Cronopio

La resistencia es política

El régimen es exhibido en cada desacato. Revela el plan autocrático de concentrar el poder político desplegando su aparente fuerza numérica y capacidad de daño.

La resistencia jurídica contra la reforma judicial terminó en la sesión de la Suprema Corte en la que faltó un voto por su invalidez parcial o total. Ese día se impuso la necesidad pragmática de iniciar la otra forma de resistencia democrática: la política y, dadas las nuevas reglas del juego, la lucha electoral inmediata para impedir –en las urnas y con opciones capaces y limpias– que el régimen se apropie de los poderes judiciales de nuestro país y, desde ahí, de nuestras libertades y derechos.

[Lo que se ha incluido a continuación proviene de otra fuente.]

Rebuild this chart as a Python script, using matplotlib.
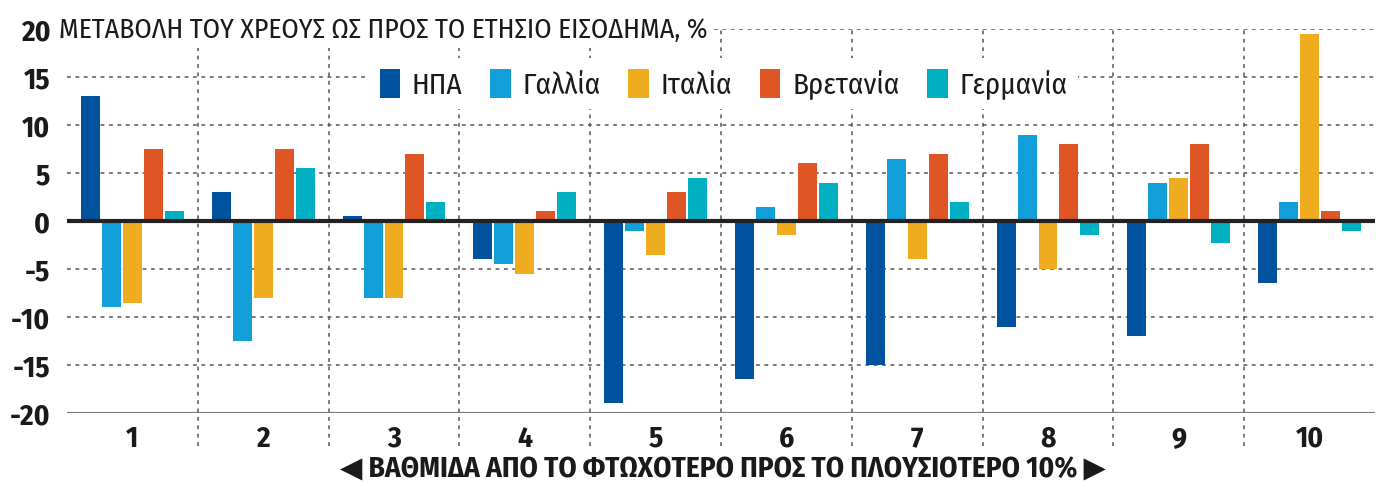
'''Change of debt-to-income ratio by income decile, five countries.'''

import numpy as np
import matplotlib.pyplot as plt

# Data
deciles=['1', '2', '3', '4', '5', '6', '7', '8', '9', '10']
countries=['ΗΠΑ', 'Γαλλία', 'Ιταλία', 'Βρετανία', 'Γερμανία']
usa=[13, 3, 0.5, -4, -19, -16.5, -15, -11, -12, -6.5]
france=[-9, -12.5, -8, -4.5, -1, 1.5, 6.5, 9, 4, 2]
italy=[-8.5, -8, -8, -5.5, -3.5, -1.5, -4, -5, 4.5, 19.5]
uk=[7.5, 7.5, 7, 1, 3, 6, 7, 8, 8, 1]
germany=[1, 5.5, 2, 3, 4.5, 4, 2, -1.5, -2.3, -1]
colors=['#00519E', '#129FDA', '#F0AC1F', '#E05526', '#00AFC1']
yticks=[-20, -15, -10, -5, 0, 5, 10, 15, 20]

TITLE='ΜΕΤΑΒΟΛΗ ΤΟΥ ΧΡΕΟΥΣ ΩΣ ΠΡΟΣ ΤΟ ΕΤΗΣΙΟ ΕΙΣΟΔΗΜΑ, %'
XLABEL='ΒΑΘΜΙΔΑ ΑΠΟ ΤΟ ΦΤΩΧΟΤΕΡΟ ΠΡΟΣ ΤΟ ΠΛΟΥΣΙΟΤΕΡΟ 10%'

FONT=['Fira Sans Condensed', 'Roboto', 'DejaVu Sans']
plt.rcParams['font.family']=FONT

fig=plt.figure(figsize=(13.84, 4.85), dpi=100)
ax=fig.add_axes([67/1384, 71/485, 1308/1384, 384/485])

x=np.arange(len(deciles))
step=0.16
width=0.145
series=[usa, france, italy, uk, germany]
for i, (vals, name, col) in enumerate(zip(series, countries, colors)):
    ax.bar(x+(i-2)*step, vals, width, color=col, label=name, zorder=3)

ax.set_xlim(-0.5, len(deciles)-0.5)
ax.set_ylim(-20, 20)

# Horizontal dotted grid
for yv in yticks:
    if yv in (0, -20):
        continue
    ax.axhline(yv, color='#555555', lw=1.1, ls=(0, (2.5, 3)), zorder=1)

# Group separators reaching down through the tick labels
for b in x[:-1]+0.5:
    ax.axvline(b, ymin=-0.085, ymax=1, color='#555555', lw=1.1,
               ls=(0, (2.5, 3)), zorder=1, clip_on=False)

ax.axhline(0, color='#222222', lw=3, zorder=4)
ax.axhline(-20, color='#777777', lw=1.5, zorder=4)

for s in ax.spines.values():
    s.set_visible(False)

ax.set_yticks(yticks)
ax.set_yticklabels([str(v) for v in yticks])
ax.tick_params(axis='y', length=0, pad=12, labelsize=21, labelcolor='#1a1a1a')
ax.set_xticks(x)
ax.set_xticklabels(deciles)
ax.tick_params(axis='x', length=0, pad=8, labelsize=21, labelcolor='#1a1a1a')
for lab in ax.get_yticklabels()+ax.get_xticklabels():
    lab.set_fontweight('bold')

# Title next to the top tick label
ax.text(-0.006, 1.0, TITLE, transform=ax.transAxes, fontsize=20,
        color='#1a1a1a', va='center', ha='left', zorder=5,
        bbox=dict(facecolor='white', edgecolor='none', pad=4))

# Bottom axis caption with arrows
fig.text(0.522, 15/485, '◀ '+XLABEL+' ▶', ha='center', va='center',
         fontsize=21, fontweight='bold', color='#1a1a1a', family=FONT)

leg=ax.legend(loc='center', bbox_to_anchor=(0.502, 0.857), ncol=5,
              frameon=True, prop={'size': 21}, labelcolor='#1a1a1a',
              handlelength=0.7, handleheight=1.2,
              columnspacing=0.95, handletextpad=0.4, borderpad=0.35)
leg.get_frame().set_facecolor('white')
leg.get_frame().set_edgecolor('none')
leg.get_frame().set_alpha(1)
leg.set_zorder(6)

fig.savefig('out.png', dpi=100)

Es comprensible el repliegue de los directamente afectados en la trinchera de los juicios de amparo y a través de suspensiones. Puede tener cierto sentido táctico el objetivo de minar el terreno en disputa con resoluciones que evidencian la arbitrariedad y el capricho que motivaron la reforma. El régimen es exhibido en cada desacato. Revela el plan autocrático de concentrar el poder político desplegando su aparente fuerza numérica y capacidad de daño. Sin duda, el propósito de acreditar que se han agotado los recursos legales internos –y, en el caso particular, la denegación injustificada de acceso a un remedio efectivo que implica cada incumplimiento a las órdenes judiciales dictadas– allana la vía del sistema interamericano de protección de los derechos humanos. Pero los amparos y la ruta internacional son, también, incursiones que descubren flancos en el horizonte y que, desafortunadamente, tienen muy pocas probabilidades de éxito para recuperar las plazas rendidas por la oposición y la cúpula judicial. Ahí está el ejemplo de la prisión preventiva oficiosa para documentar el pesimismo. Y es que no parece cerca el momento en el que este régimen regrese al pudor de los compromisos internacionales y de sus consecuencias jurídicas. Tampoco que honre aquello de que la ley es la ley.

El flanco más evidente es el efecto de retirada en la elección de 2025. Es indiscutible que los jueces mexicanos no merecen ser tratados como pelotitas de tómbola. Que resulta indigno someterlos a una elección amañada y, sobre todo, muy peligroso que sean arrimados a los brazos de los intereses que movilizan o pagan conciencias. Pero parte del plan de ataque del régimen es desmoralizar con la impotencia. Con esa sensación de que todo está perdido y que es mejor quedarse acuartelado hasta que lleguen los refuerzos desde Washington y Costa Rica o que el adversario rompa filas por indisciplina, deslealtad o cansancio. No se legitima al régimen ni a la reforma plantándoles cara. Por el contrario, se normaliza la engañifa plebiscitaria cuando el régimen puede decretar sus propias victorias. No hay honor en la puerta abierta de la muralla.

Si algún espacio estratégico tiene la desdichada reforma judicial es, justamente, la capacidad del propio Poder Judicial de registrar candidatos. Efectivamente, cinco integrantes del comité de selección y ocho ministros tienen la llave de un canal de participación para perfiles que no estén dispuestos a arrodillarse ante los pactos de facción: el escrutinio de idoneidad que impuso ese comité es más escrito que el de los otros poderes; los incentivos de los que ahí finalmente deciden –de los ministros que ya no tienen nada que perder, en concreto–, pueden aislar ciertos vicios de la discreción partidaria; el espíritu de cuerpo puede crear el deber de cuidado sobre el profesionalismo y la independencia judicial en los pocos o muchos que crucen el Rubicón.

Paralizar el proceso con una suspensión que será desacatada por los otros poderes cierra, en los hechos, la posibilidad de participación en la elección de funcionarios judiciales y otros perfiles que estaban dispuestos a, por lo menos, intentarlo desde la pequeña esquina apartidista del modelo. No hay conquista de palmos de terreno: es en realidad el acta de entrega de un tercio de la boleta electoral en papel con membrete judicial.

El estrecho de las Termópilas está en resistir con 300 espartanos en los juzgados, en los colegiados, en los plenos regionales, en la Corte. Con jueces constitucionales con la legitimidad que el régimen arrebata en nombre del pueblo y con la libertad de haberse ganado su lugar contra todo pronóstico.

Pero no hay atajos frente a esta coyuntura. La batalla jurídica quedó atrás. Los amparos desoídos o la condena internacional –si es que para entonces hay derecho internacional de los derechos humanos que valga– no corregirán la inminente captura de la función jurisdiccional. La que toca librar es política: en la organización, el debate, la competencia, la denuncia. Y a esa gesta está emplazado el Poder Judicial. También es su deber.